CINCINNATI -- Cincinnati Bengals offensive coordinator Bill Lazor said he understood why rookie Joe Mixon was frustrated about his lack of carries in the second half of their loss to the Steelers on Sunday.
The Bengals only had 19 yards of offense in the second half, and two drives ended in turnovers. Lazor broke down why Mixon didn't have a second-half carry and why the Bengals stopped running the ball in the 29-14 loss:
"There were a couple reasons I think. If you look at how those series went, first of all, we were three-and-out, interception, interception, three-and-out," he said. "So when you have a 51-play game, no one gets it enough. And there were a couple plays we chose to put someone else in for particular things and it had nothing to do with Joe, it worked out that way.
"And there were some plays where Joe was in the game and the defense they chose to play got us to pass on some run-pass options and that's always part of the game. And then we get to that point in the game where it's a passing game to try to catch up to win the game, because at some point, the key is to win the game, you don't worry about how you do it, it's just win the game ...
"But I think if you look at the last drive of the first half, the first drive of the second half, what they did a little more in the second half -- first of all, they have a great scheme. The coaches and players in Pittsburgh know their scheme very well. I can't think of anything they did in the game that they haven't done at some point. It's their defense, it's what they do. What they did in the second half, they did in the first half ...
"For example, we had a second-and-9 in the first half, we had three wide receivers in the game and they left their base defense in the game. We threw a completion to [Brandon] LaFell. Really that was probably the thing they leaned on more in the second half, so that takes you out of some of your run game when you have three receivers in, so that's a little bit of what got into the run-pass decisions ...
"At the same time, when they left two safeties in the game and base defense, we had three wide receivers, we didn't hurt them.
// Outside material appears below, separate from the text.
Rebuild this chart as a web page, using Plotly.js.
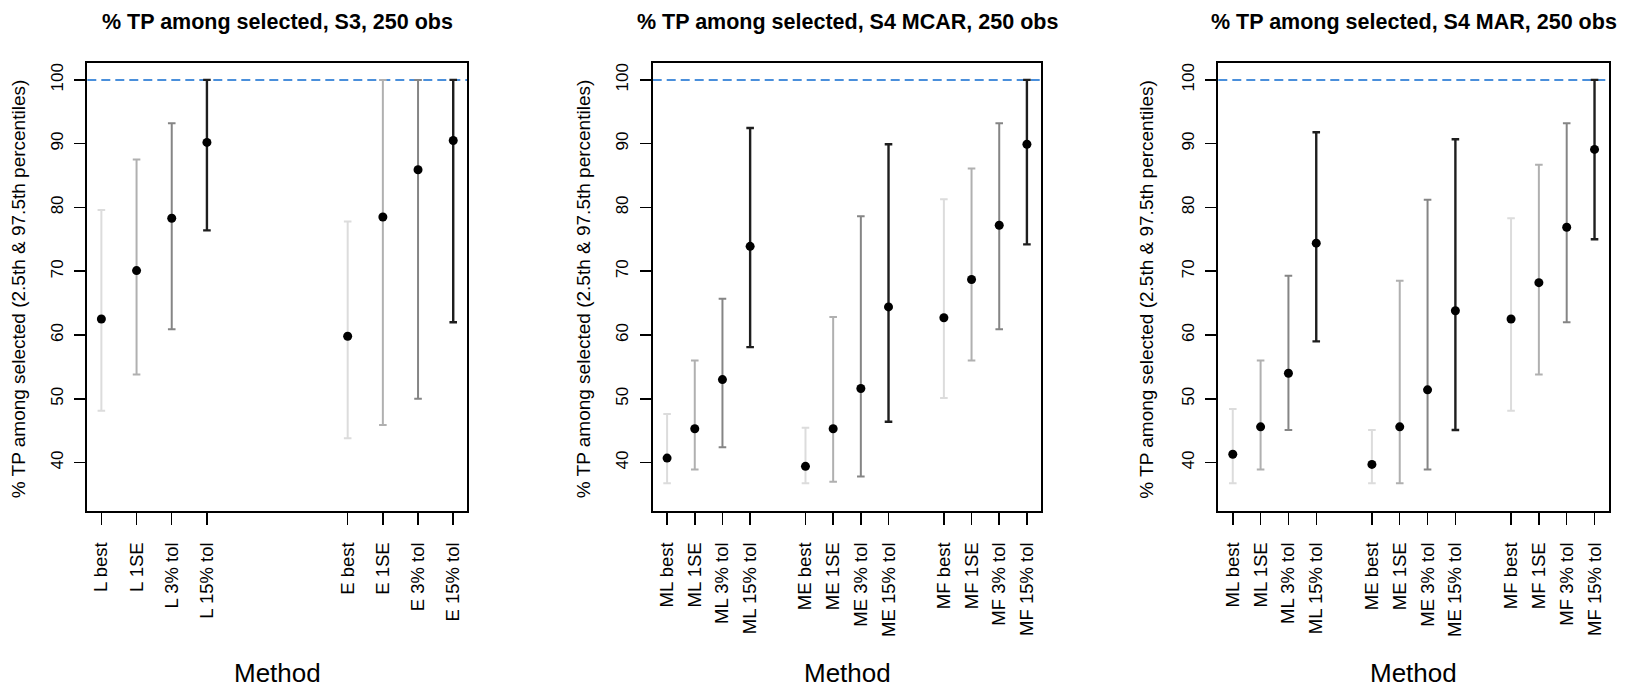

When Cleveland did it, we hurt them. So when you look at the whole thing, the game goes back and forth in matchups and sometimes you say hey, we're going to do this so what's their counter going to be and back-and-forth and when we had some of the situations where we felt we had matchups that OK, let's take advantage of it in our favor, we didn't hurt them. Hey, hats off to them, they were able to do it with their big guys on the field ...
"So yeah when you think five straight series were either three-and-out or an interception. So really that's where I thought offensively we let go of the rope a little bit. We were pulling and tugging in that tug of war in the first half ...
"When we got the ball with 1:50 and three timeouts, I think that's what it was, I said hey we were far back but shoot, we've got three timeouts, we've got a veteran crew, we can move the ball down there. And when we failed on that drive, that just started it...
"And then I think in the second half, the first play was a pass versus their base defense, incomplete, the second play was a run for one, we didn't convert the third down, so it's a three and out. A run with (Giovani Bernard) for eight (yards), an intercept. So that's two drives. The next drive, play-action, play-action, and then I think Joe was in the game and some things got to passes and I think he caught a couple of them, if I remember correctly, intercept. And three and out ...
"So you just hit that part of the game where no one's happy with it. And you know, and you may not be aware of it, but in the last two games that we won somewhere between probably two and five of our skill position players were probably pissed at me after the game. ... If we dress three tight ends, three running backs and five wide receivers ... but it's just the fact. That's NFL football. Not everyone is going to be happy with their touches all the time. And I've done it before, so I understand. Some guys handle it better than others, some of them it shows by the look on their face, some of them by their body language, you can tell. It's not the first time."